More than a year had elapsed since the interview with Lord Clarendon, which had been the subject of criticism. In the mean time a paper of instructions was sent to Motley, dated September 25, 1869, in which the points in the report of his interview which had been found fault with are so nearly covered by similar expressions, that there seemed no real ground left for difference between the government and the minister. Whatever over-statement there had been, these new instructions would imply that the government was now ready to go quite as far as the minister had gone, and in some points to put the case still more strongly. Everything was going on quietly. Important business had been transacted, with no sign of distrust or discontent on the part of the government as regarded Motley. Whatever mistake he was thought to have committed was condoned by amicable treatment, neutralized by the virtual indorsement of the government in the instructions of the 25th of September, and obsolete as a ground of quarrel by lapse of time. The question about which the misunderstanding, if such it deserves to be called, had taken place, was no longer a possible source of disagreement, as it had long been settled that the Alabama case should only be opened again at the suggestion of the British government, and that it should be transferred to Washington whenever that suggestion should again bring it up for consideration.

Such was the aspect of affairs at the American Legation in London. No foreign minister felt more secure in his place than Mr. Motley. "I thought myself," he says in the letter of December 27, "entirely in the confidence of my own government, and I know that I had the thorough confidence and the friendship of the leading personages in England." All at once, on the first of July, 1870, a letter was written by the Secretary of State, requesting him to resign. This gentle form of violence is well understood in the diplomatic service. Horace Walpole says, speaking of Lady Archibald Hamilton: "They have civilly asked her and grossly forced her to ask civilly to go away, which she has done, with a pension of twelve hundred a year." Such a request is like the embrace of the "virgin" in old torture-chambers. She is robed in soft raiment, but beneath it are the knife-blades which are ready to lacerate and kill the victim, if he awaits the pressure of the machinery already in motion.

Mr. Motley knew well what was the logical order in an official execution, and saw fit to let the government work its will upon him as its servant. In November he was recalled.

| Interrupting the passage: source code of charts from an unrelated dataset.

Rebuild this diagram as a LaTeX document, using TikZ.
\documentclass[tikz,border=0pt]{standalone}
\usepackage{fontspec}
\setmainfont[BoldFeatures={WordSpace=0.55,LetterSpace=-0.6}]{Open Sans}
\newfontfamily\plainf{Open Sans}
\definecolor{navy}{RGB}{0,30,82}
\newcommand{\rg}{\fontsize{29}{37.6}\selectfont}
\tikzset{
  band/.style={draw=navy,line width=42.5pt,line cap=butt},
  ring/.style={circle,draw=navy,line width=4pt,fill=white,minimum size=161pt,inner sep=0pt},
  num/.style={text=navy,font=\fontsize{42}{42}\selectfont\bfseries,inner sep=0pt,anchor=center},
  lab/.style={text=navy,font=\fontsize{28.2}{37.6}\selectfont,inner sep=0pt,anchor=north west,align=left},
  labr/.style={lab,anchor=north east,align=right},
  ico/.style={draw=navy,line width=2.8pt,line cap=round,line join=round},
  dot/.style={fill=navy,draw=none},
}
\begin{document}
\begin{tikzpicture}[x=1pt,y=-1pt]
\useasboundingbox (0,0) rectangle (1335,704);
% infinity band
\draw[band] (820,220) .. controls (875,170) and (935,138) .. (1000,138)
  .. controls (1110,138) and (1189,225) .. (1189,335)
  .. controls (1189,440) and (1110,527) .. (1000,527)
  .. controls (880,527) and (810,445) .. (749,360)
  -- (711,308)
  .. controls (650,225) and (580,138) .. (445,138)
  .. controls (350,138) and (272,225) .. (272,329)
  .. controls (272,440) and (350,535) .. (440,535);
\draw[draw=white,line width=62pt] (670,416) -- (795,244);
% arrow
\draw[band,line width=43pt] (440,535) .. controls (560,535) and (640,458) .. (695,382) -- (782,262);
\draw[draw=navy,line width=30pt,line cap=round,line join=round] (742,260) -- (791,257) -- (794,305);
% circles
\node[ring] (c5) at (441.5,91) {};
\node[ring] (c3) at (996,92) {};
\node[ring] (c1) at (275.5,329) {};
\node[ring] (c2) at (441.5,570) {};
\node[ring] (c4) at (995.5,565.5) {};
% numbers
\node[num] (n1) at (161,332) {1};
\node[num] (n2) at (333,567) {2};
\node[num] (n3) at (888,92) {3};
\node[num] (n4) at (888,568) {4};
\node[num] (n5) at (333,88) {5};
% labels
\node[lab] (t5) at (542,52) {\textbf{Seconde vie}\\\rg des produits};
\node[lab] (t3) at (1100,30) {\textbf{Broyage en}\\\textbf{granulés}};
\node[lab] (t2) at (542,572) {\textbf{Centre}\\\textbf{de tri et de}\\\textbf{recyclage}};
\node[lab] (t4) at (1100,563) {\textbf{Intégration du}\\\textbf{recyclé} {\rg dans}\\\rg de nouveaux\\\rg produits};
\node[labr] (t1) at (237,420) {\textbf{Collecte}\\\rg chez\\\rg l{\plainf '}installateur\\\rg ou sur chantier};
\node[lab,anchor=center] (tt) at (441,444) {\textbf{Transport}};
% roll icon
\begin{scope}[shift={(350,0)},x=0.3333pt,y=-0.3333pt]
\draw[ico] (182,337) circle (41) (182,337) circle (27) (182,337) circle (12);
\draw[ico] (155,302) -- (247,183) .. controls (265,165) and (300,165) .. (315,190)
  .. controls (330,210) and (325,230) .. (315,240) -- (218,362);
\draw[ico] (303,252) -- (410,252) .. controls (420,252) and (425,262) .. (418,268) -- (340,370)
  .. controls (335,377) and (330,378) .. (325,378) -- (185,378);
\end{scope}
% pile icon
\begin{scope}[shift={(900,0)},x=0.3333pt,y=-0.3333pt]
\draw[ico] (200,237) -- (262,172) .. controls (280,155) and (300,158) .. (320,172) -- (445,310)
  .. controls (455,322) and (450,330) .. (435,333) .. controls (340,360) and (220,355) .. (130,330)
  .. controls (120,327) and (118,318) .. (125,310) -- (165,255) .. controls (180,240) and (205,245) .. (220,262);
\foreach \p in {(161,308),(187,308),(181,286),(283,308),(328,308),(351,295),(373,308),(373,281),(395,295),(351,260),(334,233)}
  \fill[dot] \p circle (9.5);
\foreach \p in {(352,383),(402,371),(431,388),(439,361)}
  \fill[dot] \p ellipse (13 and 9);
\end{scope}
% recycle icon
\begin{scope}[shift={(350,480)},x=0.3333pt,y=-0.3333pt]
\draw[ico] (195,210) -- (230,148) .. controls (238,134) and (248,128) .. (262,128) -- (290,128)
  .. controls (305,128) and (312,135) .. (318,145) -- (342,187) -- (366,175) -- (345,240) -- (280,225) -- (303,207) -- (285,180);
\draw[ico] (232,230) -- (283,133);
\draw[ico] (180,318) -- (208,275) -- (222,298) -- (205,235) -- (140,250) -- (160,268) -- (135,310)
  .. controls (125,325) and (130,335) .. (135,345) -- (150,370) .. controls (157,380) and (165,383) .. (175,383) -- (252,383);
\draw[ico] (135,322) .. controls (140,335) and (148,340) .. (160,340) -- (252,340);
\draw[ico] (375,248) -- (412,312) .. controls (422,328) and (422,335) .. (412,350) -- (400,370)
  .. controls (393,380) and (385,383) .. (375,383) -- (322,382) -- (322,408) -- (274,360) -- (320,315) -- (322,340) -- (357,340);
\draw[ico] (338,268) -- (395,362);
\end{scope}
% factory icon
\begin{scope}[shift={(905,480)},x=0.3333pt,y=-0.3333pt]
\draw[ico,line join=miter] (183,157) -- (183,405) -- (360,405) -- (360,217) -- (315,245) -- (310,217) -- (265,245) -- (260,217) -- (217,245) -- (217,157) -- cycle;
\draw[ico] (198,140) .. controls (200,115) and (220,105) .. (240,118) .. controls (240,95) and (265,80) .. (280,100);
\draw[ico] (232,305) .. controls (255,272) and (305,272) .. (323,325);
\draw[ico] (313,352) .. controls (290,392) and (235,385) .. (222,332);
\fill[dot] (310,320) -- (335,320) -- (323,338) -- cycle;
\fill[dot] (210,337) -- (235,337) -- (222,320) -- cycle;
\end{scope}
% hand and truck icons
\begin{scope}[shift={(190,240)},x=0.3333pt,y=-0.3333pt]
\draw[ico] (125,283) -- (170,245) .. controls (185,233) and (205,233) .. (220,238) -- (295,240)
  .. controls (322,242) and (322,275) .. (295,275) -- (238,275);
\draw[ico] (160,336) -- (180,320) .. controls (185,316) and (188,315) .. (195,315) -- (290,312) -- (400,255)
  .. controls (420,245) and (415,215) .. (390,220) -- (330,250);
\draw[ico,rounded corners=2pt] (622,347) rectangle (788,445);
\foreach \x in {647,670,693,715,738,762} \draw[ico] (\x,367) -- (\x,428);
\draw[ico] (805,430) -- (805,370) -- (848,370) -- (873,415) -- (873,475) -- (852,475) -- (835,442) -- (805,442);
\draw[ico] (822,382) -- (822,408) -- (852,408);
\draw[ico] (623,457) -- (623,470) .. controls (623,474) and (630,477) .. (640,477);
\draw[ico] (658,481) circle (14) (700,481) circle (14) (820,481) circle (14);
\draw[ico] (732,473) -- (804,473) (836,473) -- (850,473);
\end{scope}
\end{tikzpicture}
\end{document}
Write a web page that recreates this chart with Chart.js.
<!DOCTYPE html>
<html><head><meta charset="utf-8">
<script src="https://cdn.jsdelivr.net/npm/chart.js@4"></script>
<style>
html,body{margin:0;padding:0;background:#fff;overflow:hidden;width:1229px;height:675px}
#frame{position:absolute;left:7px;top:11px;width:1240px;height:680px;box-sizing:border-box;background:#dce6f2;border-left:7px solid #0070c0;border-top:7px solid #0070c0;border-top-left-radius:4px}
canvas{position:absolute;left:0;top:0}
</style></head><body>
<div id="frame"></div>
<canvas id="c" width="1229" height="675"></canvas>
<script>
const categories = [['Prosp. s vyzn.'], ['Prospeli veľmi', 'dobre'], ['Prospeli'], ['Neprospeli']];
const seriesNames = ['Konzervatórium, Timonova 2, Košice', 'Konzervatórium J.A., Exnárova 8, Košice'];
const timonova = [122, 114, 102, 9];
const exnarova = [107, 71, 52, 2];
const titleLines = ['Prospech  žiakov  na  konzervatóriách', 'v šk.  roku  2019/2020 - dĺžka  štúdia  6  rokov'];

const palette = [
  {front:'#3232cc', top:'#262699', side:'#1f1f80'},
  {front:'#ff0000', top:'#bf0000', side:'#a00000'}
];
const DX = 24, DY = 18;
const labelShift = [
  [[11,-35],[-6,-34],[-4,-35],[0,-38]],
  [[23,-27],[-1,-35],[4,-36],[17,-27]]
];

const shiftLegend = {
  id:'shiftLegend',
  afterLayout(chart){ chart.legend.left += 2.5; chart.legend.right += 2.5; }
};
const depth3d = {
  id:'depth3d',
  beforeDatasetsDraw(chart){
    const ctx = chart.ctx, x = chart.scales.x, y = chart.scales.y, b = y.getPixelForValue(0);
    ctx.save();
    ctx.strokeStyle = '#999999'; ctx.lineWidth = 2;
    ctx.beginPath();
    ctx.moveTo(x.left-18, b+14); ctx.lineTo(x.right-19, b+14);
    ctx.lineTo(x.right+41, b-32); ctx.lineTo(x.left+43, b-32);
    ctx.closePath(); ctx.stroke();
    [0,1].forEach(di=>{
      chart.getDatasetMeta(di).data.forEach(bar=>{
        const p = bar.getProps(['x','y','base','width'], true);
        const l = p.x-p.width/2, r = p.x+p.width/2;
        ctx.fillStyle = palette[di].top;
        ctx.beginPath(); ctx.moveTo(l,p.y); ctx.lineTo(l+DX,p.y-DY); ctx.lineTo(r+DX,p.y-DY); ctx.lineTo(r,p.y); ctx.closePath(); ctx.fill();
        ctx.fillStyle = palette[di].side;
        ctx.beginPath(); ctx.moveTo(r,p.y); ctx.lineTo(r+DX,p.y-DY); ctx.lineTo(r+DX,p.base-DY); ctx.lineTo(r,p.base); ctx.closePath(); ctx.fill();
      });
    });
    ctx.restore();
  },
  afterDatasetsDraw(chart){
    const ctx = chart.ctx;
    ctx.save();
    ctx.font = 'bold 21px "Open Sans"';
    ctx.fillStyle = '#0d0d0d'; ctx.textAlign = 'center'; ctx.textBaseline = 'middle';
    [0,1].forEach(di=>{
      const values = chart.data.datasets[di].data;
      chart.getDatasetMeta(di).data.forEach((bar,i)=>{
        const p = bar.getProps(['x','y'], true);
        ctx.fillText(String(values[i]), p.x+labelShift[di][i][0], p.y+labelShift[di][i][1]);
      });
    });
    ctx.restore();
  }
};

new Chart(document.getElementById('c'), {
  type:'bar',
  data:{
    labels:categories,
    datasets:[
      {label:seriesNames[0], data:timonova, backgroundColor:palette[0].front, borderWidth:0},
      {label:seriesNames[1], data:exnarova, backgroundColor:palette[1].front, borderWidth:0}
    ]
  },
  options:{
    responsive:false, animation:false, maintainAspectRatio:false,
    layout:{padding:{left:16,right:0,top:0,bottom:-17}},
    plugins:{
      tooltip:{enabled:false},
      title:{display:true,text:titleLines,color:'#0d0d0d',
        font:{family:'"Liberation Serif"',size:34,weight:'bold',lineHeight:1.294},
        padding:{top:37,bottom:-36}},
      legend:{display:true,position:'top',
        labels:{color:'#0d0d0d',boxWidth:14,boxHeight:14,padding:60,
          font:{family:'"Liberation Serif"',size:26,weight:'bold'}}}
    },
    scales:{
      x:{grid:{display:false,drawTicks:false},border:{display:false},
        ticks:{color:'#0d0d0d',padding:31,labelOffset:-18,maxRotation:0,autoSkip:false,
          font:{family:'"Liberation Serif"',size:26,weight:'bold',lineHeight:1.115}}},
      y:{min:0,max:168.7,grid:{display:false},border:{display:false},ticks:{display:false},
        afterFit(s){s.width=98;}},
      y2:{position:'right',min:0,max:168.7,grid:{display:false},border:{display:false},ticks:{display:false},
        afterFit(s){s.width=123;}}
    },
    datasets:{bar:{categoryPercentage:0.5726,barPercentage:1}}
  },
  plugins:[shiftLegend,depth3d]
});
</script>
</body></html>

The recall of a minister under such circumstances is an unusual if not an unprecedented occurrence. The government which appoints a citizen to represent the country at a foreign court assumes a very serious obligation to him. The next administration may turn him out and nothing will be thought of it. He may be obliged to ask for his passports and leave all at once if war is threatened between his own country and that which he represents. He may, of course, be recalled for gross misconduct. But his dismissal is very serious matter to him personally, and not to be thought of on the ground of passion or caprice. Marriage is a simple business, but divorce is a very different thing. The world wants to know the reason of it; the law demands its justification. It was a great blow to Mr. Motley, a cause of indignation to those who were interested in him, a surprise and a mystery to the world in general.